Successfully facing a test for conceptual knowledge is of course not the only indicator of potential success at an interview. But the concept-savvy candidate is the quintessential software engineer. The era of concept-blind “code monkeys” working principally through trial and error (“copy-paste coding”) is to be frowned upon by any respectable software engineer or employer. Of course, we are speaking of engineering graduates who have had ample time and guidance to perfect their attitude to programming. The story might be different if one is a job applicant fresh out of high-school. In a sense, the evaluation that such trainees would have to face would be harsh, because employers would have to simply rely on the rather controversial concept of “a high IQ”. It has to be admitted that a good developer will almost certainly have strong innate logical reasoning capacity, usually expressed as a gift for providing algorithmic solutions to real-world problems. This is the sort of test that one who has had no formal training in computer science would face at an interview (e.g. “tell us the steps to sort a randomized list of numbers from 1 to 100” etc).
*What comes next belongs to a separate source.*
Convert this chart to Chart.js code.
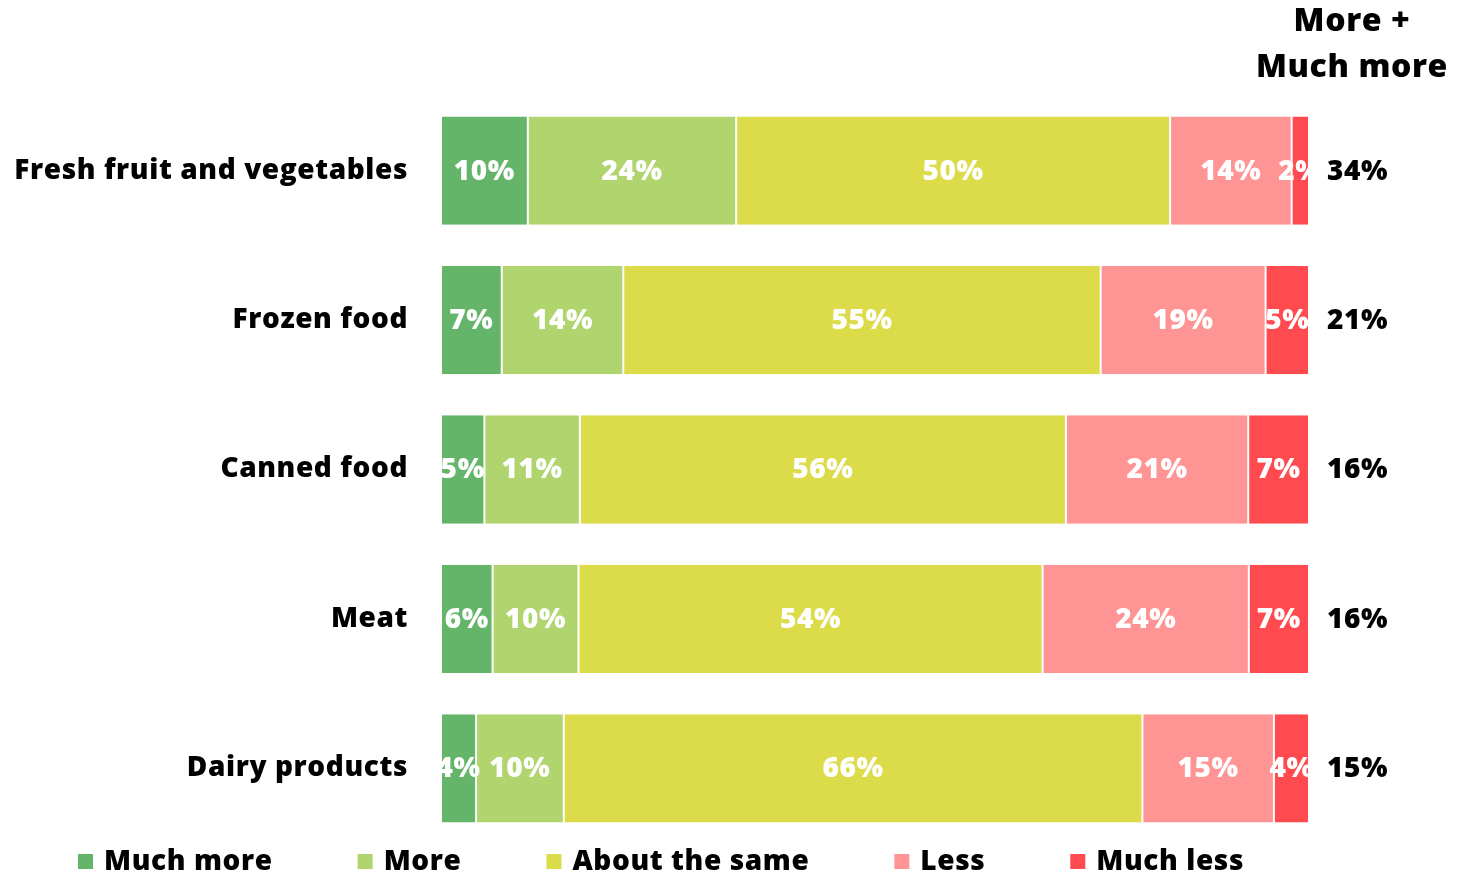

Having said this, possessing a high IQ, being knowledgable about engineering concepts and being a great team-worker still does’t complete the picture of a “good” software engineer. At the heart of a successful developer lies an appreciation of the end user’s objectives for the system under development. No matter how “smart” a software developer is at codifying algorithms or grasping new frameworks, she only succeeds when she has met the end user’s expectations. So “well rounded” developers are also great end users – those who tryout new apps as hobby. Unless you use software freely in your own life, its unlikely you know what is a user-friendly, defect-free app. Along with an appreciation for usability comes an appreciation for testing one’s code.
So from the perspective of a job applicant, what does one do as prep for that first interview? Ask oneself the question, am I aware of the basic concepts? OOP-check. Design Patterns-check. Web Request Lifecycle-check. Logical reasoning and writing of algorithms-check. Configuration Management concepts-check. Relational Database design-check. And so the list goes on. Freshers preparing for an interview should master the ability to clearly demonstrate one’s knowledge of these concepts, by giving both textbook metaphors of their use and purpose, as well as recounting how one has used or encountered these concepts in past projects (at University or elsewhere, perhaps within common development frameworks itself).
Let us now look at the other side of the coin – how does a potential employer spot someone who has great potential as a software developer? At the heart of making a good hire lies the ability to gauge if a candidate can reason from first principle, literally thinking on her feet. After making a candidate comfortable, its an excellent idea to present a simple real-world problem on the board, and see how far she can get with providing a solution in design / pseudo-code. Give the candidate ample time, support and encouragement. Once the initial jitters are at bay, a good candidate will always make a genuine attempt to answer the problem. A weak candidate will always stall early with algorithms or design problems, because of a lack of critical reasoning capacity – an essential trait for becoming a good software engineer.
It might sound like a harsh reality, but software engineering is not for everyone, just like any other “trade” like art or music or management is not for everyone. However everyone must be given the opportunity to try their luck at this fascinating trade, and it is likely that those who succeed will be those who approach solving real-world problems logically from first principle, with great diligence. The sooner aspiring software engineers learn this, the better their career prospects. This is, and must be, a transparent truth between the industry and the thousands of prospective new entrants.